§ **What to produce**:
Print the lines of the listing below verbatim from its first line through the line bearing "25, weight: 'bold'". Any pictures are to be omitted.

§ **Available data**:
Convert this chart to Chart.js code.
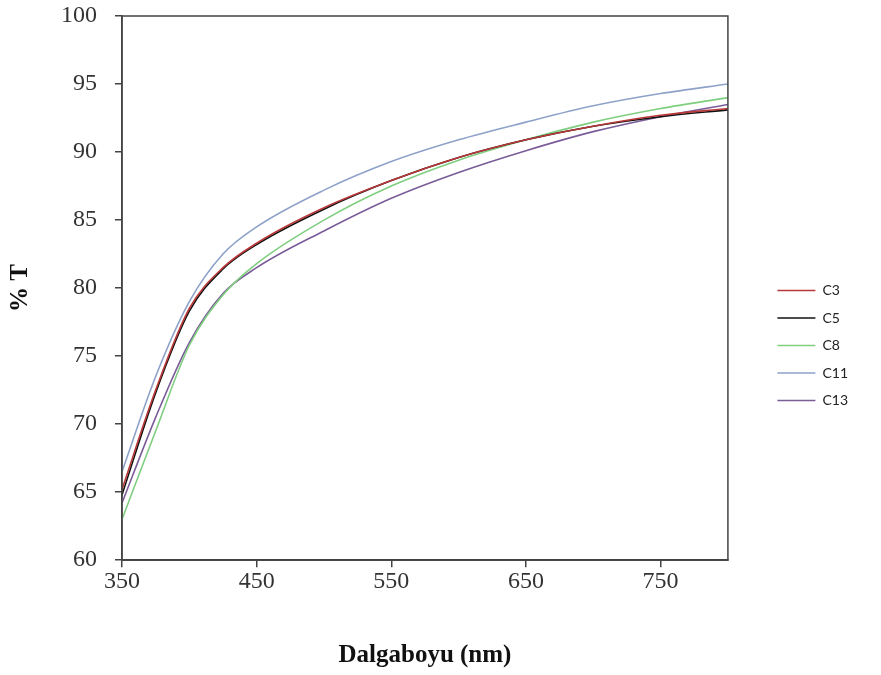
<!DOCTYPE html>
<html>
<head>
<meta charset="utf-8">
<script src="https://cdn.jsdelivr.net/npm/chart.js@4"></script>
<style>
  html, body { margin: 0; padding: 0; background: #fff; }
  #wrap { width: 881px; height: 675px; }
</style>
</head>
<body>
<div id="wrap"><canvas id="spektrum"></canvas></div>
<script>
// Dalgaboyu (nm)
const wavelengths = [350, 375, 400, 425, 450, 500, 550, 600, 650, 700, 750, 800];
// % T degerleri
const c3  = [65.2, 72.5, 78.5, 81.5, 83.3, 85.9, 87.9, 89.6, 90.9, 91.9, 92.7, 93.2];
const c5  = [64.8, 72.3, 78.3, 81.4, 83.2, 85.8, 87.9, 89.6, 90.9, 91.9, 92.6, 93.1];
const c8  = [63.0, 69.5, 75.8, 79.5, 81.8, 85.0, 87.5, 89.4, 90.9, 92.2, 93.2, 94.0];
const c11 = [66.5, 73.5, 79.0, 82.5, 84.5, 87.2, 89.3, 90.9, 92.2, 93.4, 94.3, 95.0];
const c13 = [64.2, 70.5, 76.0, 79.6, 81.5, 84.2, 86.6, 88.5, 90.1, 91.5, 92.6, 93.5];
const xTicks = [350, 450, 550, 650, 750];
const yTicks = [60, 65, 70, 75, 80, 85, 90, 95, 100];

function toPoints(vals) {
  return vals.map(function(v, i) { return { x: wavelengths[i], y: v }; });
}

function serie(label, vals, color) {
  return {
    label: label,
    data: toPoints(vals),
    borderColor: color,
    backgroundColor: color,
    borderWidth: 1.6,
    pointRadius: 0,
    tension: 0.4,
    cubicInterpolationMode: 'monotone'
  };
}

// kutu cercevesi
const frame = {
  id: 'frame',
  afterDatasetsDraw: function(chart) {
    const a = chart.chartArea;
    const ctx = chart.ctx;
    ctx.save();
    ctx.strokeStyle = '#444';
    ctx.lineWidth = 1.5;
    ctx.strokeRect(a.left, a.top, a.right - a.left, a.bottom - a.top);
    ctx.restore();
  }
};

const tickFont = { family: '"Liberation Serif", "Times New Roman", serif', size: 24 };
const titleFont = { family: '"Liberation Serif", "Times New Roman", serif', size: 25, weight: 'bold' };

const ctx = document.getElementById('spektrum').getContext('2d');
new Chart(ctx, {
  type: 'line',
  data: {
    datasets: [
      serie('C3', c3, '#b8383a'),
      serie('C5', c5, '#111111'),
      serie('C8', c8, '#7fce7f'),
      serie('C11', c11, '#8ea2c9'),
      serie('C13', c13, '#7a5c99')
    ]
  },
  options: {
    responsive: true,
    maintainAspectRatio: false,
    animation: false,
    layout: {
      padding: { top: 16, right: 23, bottom: 0, left: 2 }
    },
    scales: {
      x: {
        type: 'linear',
        min: 350,
        max: 800,
        afterBuildTicks: function(scale) {
          scale.ticks = xTicks.map(function(v) { return { value: v }; });
        },
        grid: { drawOnChartArea: false, drawTicks: true, tickLength: 7, color: '#444', lineWidth: 1.5 },
        border: { display: true, color: '#444', width: 1.5 },
        ticks: { color: '#333', font: tickFont, padding: 0, maxRotation: 0 },
        title: { display: true, text: 'Dalgaboyu (nm)', color: '#111', font: titleFont, padding: { top: 45 } }
      },
      y: {
        min: 60,
        max: 100,
        afterBuildTicks: function(scale) {
          scale.ticks = yTicks.map(function(v) { return { value: v }; });
        },
        afterFit: function(scale) {
          scale.width = 120;
          scale.paddingTop = 0;
          scale.paddingBottom = 0;
        },
        grid: { drawOnChartArea: false, drawTicks: true, tickLength: 7, color: '#444', lineWidth: 1.5 },
        border: { display: true, color: '#444', width: 1.5 },
        ticks: { color: '#333', font: tickFont, padding: 18 },
        title: { display: true, text: '% T', color: '#111', font: titleFont, padding: { bottom: 10 } }
      },
      // bos sag eksen: lejant ile grafik arasinda bosluk
      yBosluk: {
        position: 'right',
        display: true,
        grid: { display: false },
        border: { display: false },
        ticks: { display: false },
        afterFit: function(scale) {
          scale.width = 36;
        }
      }
    },
    plugins: {
      legend: {
        position: 'right',
        labels: {
          usePointStyle: true,
          pointStyle: 'line',
          pointStyleWidth: 38,
          boxHeight: 14,
          padding: 13.5,
          color: '#222',
          font: { family: 'Lato, "Open Sans", sans-serif', size: 14 }
        }
      },
      tooltip: { enabled: false }
    }
  },
  plugins: [frame]
});
</script>
</body>
</html>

§ **Final answer**:
Convert this chart to Chart.js code.
<!DOCTYPE html>
<html>
<head>
<meta charset="utf-8">
<script src="https://cdn.jsdelivr.net/npm/chart.js@4"></script>
<style>
  html, body { margin: 0; padding: 0; background: #fff; }
  #wrap { width: 881px; height: 675px; }
</style>
</head>
<body>
<div id="wrap"><canvas id="spektrum"></canvas></div>
<script>
// Dalgaboyu (nm)
const wavelengths = [350, 375, 400, 425, 450, 500, 550, 600, 650, 700, 750, 800];
// % T degerleri
const c3  = [65.2, 72.5, 78.5, 81.5, 83.3, 85.9, 87.9, 89.6, 90.9, 91.9, 92.7, 93.2];
const c5  = [64.8, 72.3, 78.3, 81.4, 83.2, 85.8, 87.9, 89.6, 90.9, 91.9, 92.6, 93.1];
const c8  = [63.0, 69.5, 75.8, 79.5, 81.8, 85.0, 87.5, 89.4, 90.9, 92.2, 93.2, 94.0];
const c11 = [66.5, 73.5, 79.0, 82.5, 84.5, 87.2, 89.3, 90.9, 92.2, 93.4, 94.3, 95.0];
const c13 = [64.2, 70.5, 76.0, 79.6, 81.5, 84.2, 86.6, 88.5, 90.1, 91.5, 92.6, 93.5];
const xTicks = [350, 450, 550, 650, 750];
const yTicks = [60, 65, 70, 75, 80, 85, 90, 95, 100];

function toPoints(vals) {
  return vals.map(function(v, i) { return { x: wavelengths[i], y: v }; });
}

function serie(label, vals, color) {
  return {
    label: label,
    data: toPoints(vals),
    borderColor: color,
    backgroundColor: color,
    borderWidth: 1.6,
    pointRadius: 0,
    tension: 0.4,
    cubicInterpolationMode: 'monotone'
  };
}

// kutu cercevesi
const frame = {
  id: 'frame',
  afterDatasetsDraw: function(chart) {
    const a = chart.chartArea;
    const ctx = chart.ctx;
    ctx.save();
    ctx.strokeStyle = '#444';
    ctx.lineWidth = 1.5;
    ctx.strokeRect(a.left, a.top, a.right - a.left, a.bottom - a.top);
    ctx.restore();
  }
};

const tickFont = { family: '"Liberation Serif", "Times New Roman", serif', size: 24 };
const titleFont = { family: '"Liberation Serif", "Times New Roman", serif', size: 25, weight: 'bold' };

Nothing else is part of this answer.